Imploring students to keep the threat posed by violent extremists "in perspective," Biden said that although the country must remain vigilant, terrorists did not fundamentally challenge "our way of life or our security."
"Let me say it again: We face no existential threat - none - to our way of life or our ultimate security," Biden said. "You are twice as likely to be struck by lightning as you around to be affected by a terrorist event in the United States."
The vice president made the comments the week after the U.S. expanded its bombing campaign against the Islamic State in Iraq and Syria (ISIS), which President Obama described in a "60 Minutes" interview on Sunday as posing "immediate threats to the United States."

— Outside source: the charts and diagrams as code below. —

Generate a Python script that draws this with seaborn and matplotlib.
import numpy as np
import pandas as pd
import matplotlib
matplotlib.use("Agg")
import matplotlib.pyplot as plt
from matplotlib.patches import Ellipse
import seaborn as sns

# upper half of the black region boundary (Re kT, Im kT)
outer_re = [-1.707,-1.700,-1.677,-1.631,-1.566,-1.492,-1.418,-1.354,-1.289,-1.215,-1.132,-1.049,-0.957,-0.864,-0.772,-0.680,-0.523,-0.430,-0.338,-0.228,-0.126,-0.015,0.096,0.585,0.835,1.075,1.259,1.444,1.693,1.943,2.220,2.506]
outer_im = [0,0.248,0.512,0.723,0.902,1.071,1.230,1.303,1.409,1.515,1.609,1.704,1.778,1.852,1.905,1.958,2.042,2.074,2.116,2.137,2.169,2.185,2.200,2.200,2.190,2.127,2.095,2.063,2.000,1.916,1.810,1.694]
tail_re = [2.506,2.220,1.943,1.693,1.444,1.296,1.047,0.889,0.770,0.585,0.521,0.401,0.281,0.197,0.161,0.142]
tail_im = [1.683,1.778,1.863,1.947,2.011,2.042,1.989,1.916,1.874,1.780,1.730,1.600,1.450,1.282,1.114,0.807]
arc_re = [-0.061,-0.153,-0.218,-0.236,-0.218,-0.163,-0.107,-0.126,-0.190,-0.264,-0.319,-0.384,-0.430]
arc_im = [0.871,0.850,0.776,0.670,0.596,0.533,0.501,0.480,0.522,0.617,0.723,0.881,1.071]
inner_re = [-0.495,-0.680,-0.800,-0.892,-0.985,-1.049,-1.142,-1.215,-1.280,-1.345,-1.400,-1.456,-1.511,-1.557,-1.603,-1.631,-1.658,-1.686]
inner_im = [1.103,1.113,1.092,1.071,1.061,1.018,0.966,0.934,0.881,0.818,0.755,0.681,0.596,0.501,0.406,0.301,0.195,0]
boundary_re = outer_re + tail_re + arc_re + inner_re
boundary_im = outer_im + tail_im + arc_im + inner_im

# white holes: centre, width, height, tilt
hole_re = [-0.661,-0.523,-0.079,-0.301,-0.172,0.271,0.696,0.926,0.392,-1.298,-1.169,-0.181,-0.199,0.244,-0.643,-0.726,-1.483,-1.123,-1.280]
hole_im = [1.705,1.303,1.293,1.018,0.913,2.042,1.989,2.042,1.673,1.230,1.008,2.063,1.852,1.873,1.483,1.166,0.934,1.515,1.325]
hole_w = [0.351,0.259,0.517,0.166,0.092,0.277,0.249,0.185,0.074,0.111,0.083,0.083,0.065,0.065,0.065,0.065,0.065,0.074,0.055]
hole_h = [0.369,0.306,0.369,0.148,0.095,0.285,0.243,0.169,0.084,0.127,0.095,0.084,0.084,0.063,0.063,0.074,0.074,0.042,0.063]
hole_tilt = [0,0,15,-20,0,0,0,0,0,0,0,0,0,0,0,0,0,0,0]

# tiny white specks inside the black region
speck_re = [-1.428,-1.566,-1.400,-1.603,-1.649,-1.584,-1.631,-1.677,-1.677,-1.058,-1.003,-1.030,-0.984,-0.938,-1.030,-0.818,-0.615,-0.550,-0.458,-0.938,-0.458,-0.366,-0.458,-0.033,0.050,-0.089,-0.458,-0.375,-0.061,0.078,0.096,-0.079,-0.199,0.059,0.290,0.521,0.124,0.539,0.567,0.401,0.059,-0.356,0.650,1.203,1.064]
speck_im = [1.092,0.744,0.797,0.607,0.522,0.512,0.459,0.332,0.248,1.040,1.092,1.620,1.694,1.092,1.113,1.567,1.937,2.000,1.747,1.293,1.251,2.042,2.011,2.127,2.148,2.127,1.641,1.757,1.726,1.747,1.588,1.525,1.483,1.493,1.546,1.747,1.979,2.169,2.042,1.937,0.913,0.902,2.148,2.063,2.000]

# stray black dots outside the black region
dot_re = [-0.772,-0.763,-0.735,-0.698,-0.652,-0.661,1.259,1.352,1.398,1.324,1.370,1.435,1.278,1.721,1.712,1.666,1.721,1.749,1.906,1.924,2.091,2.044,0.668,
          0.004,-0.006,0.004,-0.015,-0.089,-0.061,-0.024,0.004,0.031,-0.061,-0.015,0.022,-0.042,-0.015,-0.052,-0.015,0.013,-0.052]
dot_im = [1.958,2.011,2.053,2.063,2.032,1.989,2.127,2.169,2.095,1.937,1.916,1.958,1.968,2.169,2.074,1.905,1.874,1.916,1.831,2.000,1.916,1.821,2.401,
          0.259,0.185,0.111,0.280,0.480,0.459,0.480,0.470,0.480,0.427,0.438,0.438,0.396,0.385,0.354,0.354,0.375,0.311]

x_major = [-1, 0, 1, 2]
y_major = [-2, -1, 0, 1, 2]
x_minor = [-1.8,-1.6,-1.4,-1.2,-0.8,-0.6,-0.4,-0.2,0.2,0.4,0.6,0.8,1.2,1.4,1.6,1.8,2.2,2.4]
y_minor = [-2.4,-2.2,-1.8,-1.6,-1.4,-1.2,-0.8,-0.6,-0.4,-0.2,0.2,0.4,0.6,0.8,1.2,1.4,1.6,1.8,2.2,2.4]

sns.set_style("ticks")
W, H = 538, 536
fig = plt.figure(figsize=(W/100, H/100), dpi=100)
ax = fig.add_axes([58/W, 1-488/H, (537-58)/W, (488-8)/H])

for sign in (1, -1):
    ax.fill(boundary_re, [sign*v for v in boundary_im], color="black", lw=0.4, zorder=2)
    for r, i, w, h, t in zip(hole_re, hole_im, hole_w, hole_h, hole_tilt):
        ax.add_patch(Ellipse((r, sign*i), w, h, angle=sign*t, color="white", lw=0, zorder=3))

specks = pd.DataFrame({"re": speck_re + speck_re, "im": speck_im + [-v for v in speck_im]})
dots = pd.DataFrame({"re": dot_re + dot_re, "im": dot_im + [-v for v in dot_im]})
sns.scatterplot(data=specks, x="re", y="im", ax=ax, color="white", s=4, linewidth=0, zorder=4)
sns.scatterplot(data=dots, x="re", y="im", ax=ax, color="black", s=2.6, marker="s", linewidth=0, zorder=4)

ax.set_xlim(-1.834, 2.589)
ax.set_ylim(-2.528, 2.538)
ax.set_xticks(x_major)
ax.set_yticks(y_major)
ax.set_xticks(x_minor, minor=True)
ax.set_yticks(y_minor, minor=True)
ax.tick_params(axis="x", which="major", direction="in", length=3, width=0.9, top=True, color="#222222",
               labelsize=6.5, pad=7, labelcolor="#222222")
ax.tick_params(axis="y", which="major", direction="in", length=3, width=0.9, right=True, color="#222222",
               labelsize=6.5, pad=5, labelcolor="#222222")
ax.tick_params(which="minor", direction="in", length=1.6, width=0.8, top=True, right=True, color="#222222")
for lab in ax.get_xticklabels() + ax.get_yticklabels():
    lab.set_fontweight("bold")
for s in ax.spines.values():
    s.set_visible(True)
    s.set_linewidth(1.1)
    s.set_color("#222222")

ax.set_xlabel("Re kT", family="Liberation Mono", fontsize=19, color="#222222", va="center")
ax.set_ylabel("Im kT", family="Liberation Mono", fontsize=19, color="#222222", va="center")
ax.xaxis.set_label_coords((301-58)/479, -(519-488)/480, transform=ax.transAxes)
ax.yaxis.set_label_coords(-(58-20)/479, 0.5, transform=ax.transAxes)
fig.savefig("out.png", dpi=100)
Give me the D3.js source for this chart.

"These folks could kill Americans," Obama said.
Biden acknowledged that ISIS had demonstrated "the most blatant use of terrorist tactics the world has seen in a long, long time," but said the U.S. knows "how to deal with them."
"While we face an adaptive, resilient enemy, let's never forget that they're no match for an even more resilient and adaptive group of people, the American people, who are so much tougher, smarter, realistic and gutsy than their political leadership gives them credit for," Biden said.
The vice president said he argued "with all of my colleagues, including in the administration" about whether the American people "have already factored in the possibility that there will" someday be another terrorist attack like the Boston Marathon bombing.
"But it will not, cannot - has no possibility of breaking our will, our resolve, and/or our ultimate security," Biden said.
"'We're America," he added. "Americans will never, ever stand down. We endure. We overcome. We own the finish line. So do not take out of proportion this threat to us."